Diantara kawan-kawan yang
sempat mampir itu antara lain ; Dek Ewiq di Surabaya. Anaknya cantik, manis,
dan insya Allah baik. Sayang saya belum sempat berjumpa dengannya semenjak kami
resmi kenalan. Haha. Loh, kok bisa gitu, Bang? Kan sekarang zamannya
dunia maya. FB, WA, Line, dan line-line.*eh, dan lain-lain. Sebenarnya kami
sempat hampir bertemu di Bukit Merese, Lombok Tengah. Sayang ketika saya datang
dia baru beranjak pulang. Ah, dek, mungkin kita akan berjumpa di tempat yang
lebih romantis dari Bukit Merese. Bukit Uhud di Arab sana misalnya, hehe.
Sengaja saya sebut Dek
Ewiq sebagai oknum pertama karena dia lah yang paling lama nonton siaran
langsung saya. Entah karena dia benar-benar menikmati permainan musik kami,
atau Dek Ewiq lagi gabut aja di kamar kos. Ah, pokoknya terima kasih untuk
kuotamu, dek.
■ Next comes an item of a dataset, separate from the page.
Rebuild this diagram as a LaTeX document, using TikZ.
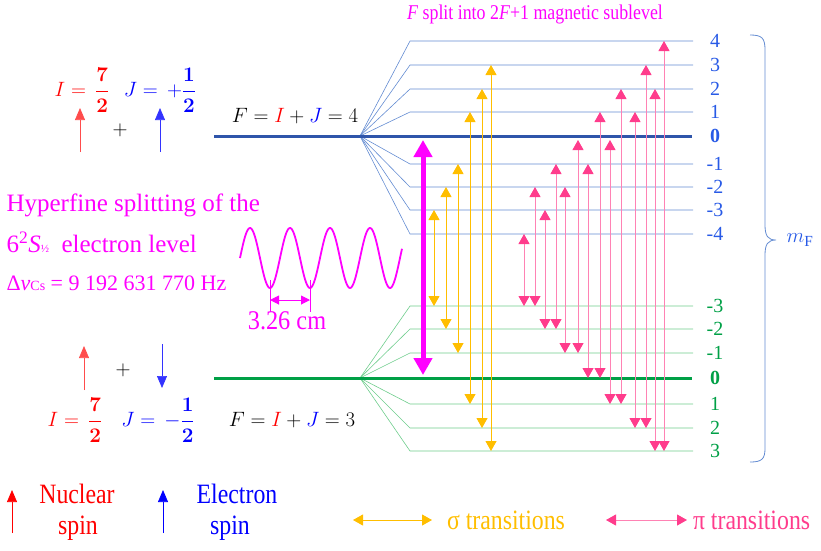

Semoga murah jodoh :).
Oknum selanjutnya yang
menyaksikan siaran langsung saya adalah none Makiyah. Ah, nama lu kepanjangan,
gua singkat Kiyah aje, yak? Oke sebut saja Mawar Kiyah. Kiyah dan Dek
Ewiq ini sama-sama dari Lombok Tengah. Bedanya Kiyah dari Pancor Dao dan Dek
Ewiq dari Praya. Bedanya lag,i Dek Ewiq merantau ke Surabaya, nah si Kiyah ini
merantau ke Jakarta. Bahasa sasaknya pun sudah terkontaminasi dengan bahasa
“ibu kote”. Entah di tengah kesibukan atau kegabutannya, ia juga menyempatkan
menonton siaran langsung kami meski tak lama. Thank you so much yak...
Cukup dua orang ini yang
saya sebut. Yang lain lebih baik nggak usah, intinya mereka adalah temen-temen
kuliah di Jogja. Tiap hari ketemu. Masak di kampus ketemu di blog pun saya
tulis lagi. Mager cuy. Hehe.
Eh tidak disangka-sangka,
diantara segelintir pengguna IG yang menonton siaran langsung kami itu, ada
satu orang ukhti yang tak perlu saya sebutkan nama ataupun inisialnya.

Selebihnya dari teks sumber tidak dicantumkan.